Unless it’s a simple single use script that fit on the computer screen, I don’t feel like global variables would ever be tempting, unless it’s for constants.
They’ve given me too many headaches…
I.e. you did use them, but learned the hard way why you shouldn’t.
Very likely OP is a student, or entry-level programmer, and is avoiding them because they were told to, and just haven’t done enough refactoring & debugging or worked on large enough code bases to ‘get’ it yet.
This community makes more sense when you realize the majority of users are CS students.
As with the sexual connotation here, the temptation is not rooted in long-term considerations like future maintainability
Most people suck at software engineering.
Plus, there’s always the temptation to do it the shitty way and “fix it later” (which never happens).
You pay your technical debt. One way or another.
It’s way worse than any gangster.
Not if you leave the project soon enough. It’s like tech debt chicken.
Then, at your new job, you see garbage code and wonder what dumbass would put global variables everywhere
That’s how this industry works ;)
You’re gonna see that even if you were pious at your own job. So you’re only wasting time.

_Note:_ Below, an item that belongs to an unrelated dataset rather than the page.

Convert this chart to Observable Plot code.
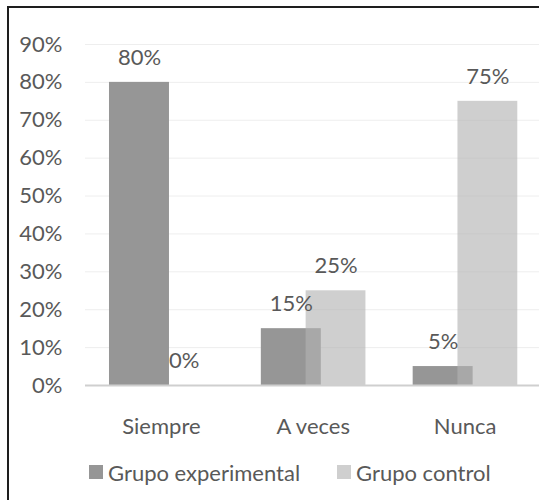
<!DOCTYPE html>
<html>
<head>
<meta charset="utf-8">
<script src="https://cdn.jsdelivr.net/npm/d3@7"></script>
<script src="https://cdn.jsdelivr.net/npm/@observablehq/plot@0.6"></script>
<style>
  html, body { margin: 0; padding: 0; background: #fff; overflow: hidden; }
  #wrap { position: relative; width: 539px; height: 500px; overflow: hidden; font-family: Lato, "Open Sans", sans-serif; }
  #frame { position: absolute; left: 7px; top: 6px; width: 700px; height: 700px; border-left: 2px solid #1e1e1e; border-top: 2px solid #1e1e1e; }
  #chart { position: absolute; left: 0; top: 0; }
  .leg { position: absolute; top: 459px; height: 26px; display: flex; align-items: center; font-size: 22px; color: #595959; white-space: nowrap; }
  .sw { width: 14px; height: 14px; margin-right: 5px; }
</style>
</head>
<body>
<div id="wrap">
  <div id="frame"></div>
  <div id="chart"></div>
  <div id="legend"></div>
</div>
<script>
const categories = ["Siempre", "A veces", "Nunca"];
const series = ["Grupo experimental", "Grupo control"];
const experimental = [0.80, 0.15, 0.05];
const control = [0.00, 0.25, 0.75];
const yTicks = [0, 0.1, 0.2, 0.3, 0.4, 0.5, 0.6, 0.7, 0.8, 0.9];

const colors = ["#969696", "#b3b3b3"];
const opacities = [1, 0.63];
// bar extents inside each category, in category-step units (overlapping bars)
const barOffsets = [[-0.342, 0.053], [-0.047, 0.347]];

const seriesValues = [experimental, control];
const rows = [];
seriesValues.forEach((vals, s) => {
  vals.forEach((v, i) => {
    rows.push({
      cat: categories[i], i, s, series: series[s], value: v,
      x1: i + barOffsets[s][0], x2: i + barOffsets[s][1],
      xm: i + (barOffsets[s][0] + barOffsets[s][1]) / 2
    });
  });
});

const pct = d3.format(".0%");
const FS = 22;

const chart = Plot.plot({
  width: 539,
  height: 445,
  marginLeft: 85,
  marginRight: 0,
  marginTop: 44,
  marginBottom: 60,
  x: { type: "linear", domain: [-0.5, 2.49], axis: null },
  y: { domain: [0, 0.9], axis: null },
  style: { fontFamily: "Lato, 'Open Sans', sans-serif", fontSize: FS + "px", color: "#595959", background: "transparent", overflow: "visible" },
  marks: [
    Plot.ruleY(yTicks.filter(d => d > 0), { stroke: "#eeeeee", strokeWidth: 1 }),
    Plot.rectY(rows.filter(d => d.s === 0), { x1: "x1", x2: "x2", y: "value", fill: colors[0], fillOpacity: opacities[0] }),
    Plot.rectY(rows.filter(d => d.s === 1), { x1: "x1", x2: "x2", y: "value", fill: colors[1], fillOpacity: opacities[1] }),
    Plot.ruleY([0], { stroke: "#cfcfcf", strokeWidth: 2 }),
    Plot.axisY({ ticks: yTicks, tickFormat: pct, tickSize: 0, tickPadding: 23, fill: "#595959", fontSize: FS, label: null }),
    Plot.axisX({ ticks: [0, 1, 2], tickFormat: i => categories[i], tickSize: 0, tickPadding: 33, fill: "#595959", fontSize: FS, label: null }),
    Plot.text(rows, { x: "xm", y: "value", text: d => pct(d.value), dy: -24.5, fill: "#595959", fontSize: FS })
  ]
});
document.getElementById("chart").appendChild(chart);

const legendLeft = [89, 337];
const legend = document.getElementById("legend");
series.forEach((name, s) => {
  const item = document.createElement("div");
  item.className = "leg";
  item.style.left = legendLeft[s] + "px";
  const sw = document.createElement("div");
  sw.className = "sw";
  sw.style.background = colors[s];
  sw.style.opacity = opacities[s];
  const t = document.createElement("span");
  t.textContent = name;
  item.appendChild(sw);
  item.appendChild(t);
  legend.appendChild(item);
});
</script>
</body>
</html>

Is it really tempting for people? They’ve given me too many headaches when I’ve had to reformat or add functionality to files.
I don’t get it either. Why would you ever feel the need for them to begin with?

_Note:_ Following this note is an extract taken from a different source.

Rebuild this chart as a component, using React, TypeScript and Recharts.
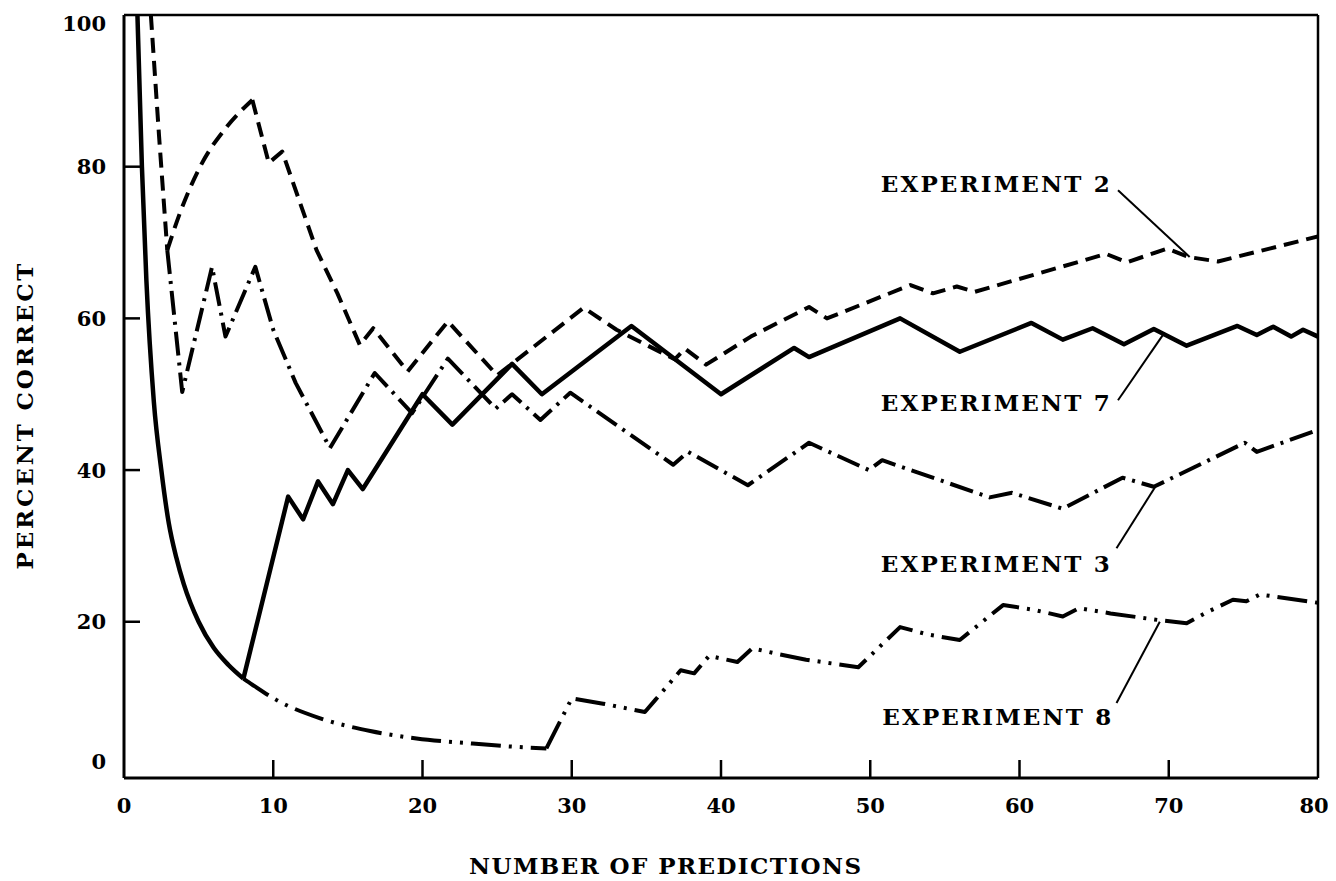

Unironically: For in-house scripts and toolboxes where I want to set stuff like input directory, output directory etc. for the whole toolbox, and then just run the scripts. There are other easy solutions of course, but this makes it really quick and easy to just run the scripts when I need to.
But those would be constants, not variables.
Obligatory, mutable global variables are evil.
“But what if I put the whole program into a class and then made it a class wide variable?”
Sounds like the piece of legacy software I have do deal with.
Just create a global object and stuff your variable in there. Now you have a global singleton and that’s not a purely bad practice :D
Not necessarily a bad practice if the singleton is immutable, and it’s provided via dependency injection for example.
As a hobby coder: “mmmhm, mmmm, mmhm… I know some of these words!”
Software dev is full of obscure keywords that describe otherwise pretty simple or basic concepts you stumble upon in practice naturally and that you probably already understand.
- singleton: a class/object that is designed to be single use, i.e. only ever instantiated with a single instance. Typically used when you use class/objects more for flow control or to represent the state of the program itself, rather than using it to represent data
- immutable: read-only, i.e. unchangeable
- dependency injection: basically when you pass a function or object into another function object, thereby extending their effective functionality, typically for modular code and to separate concerns.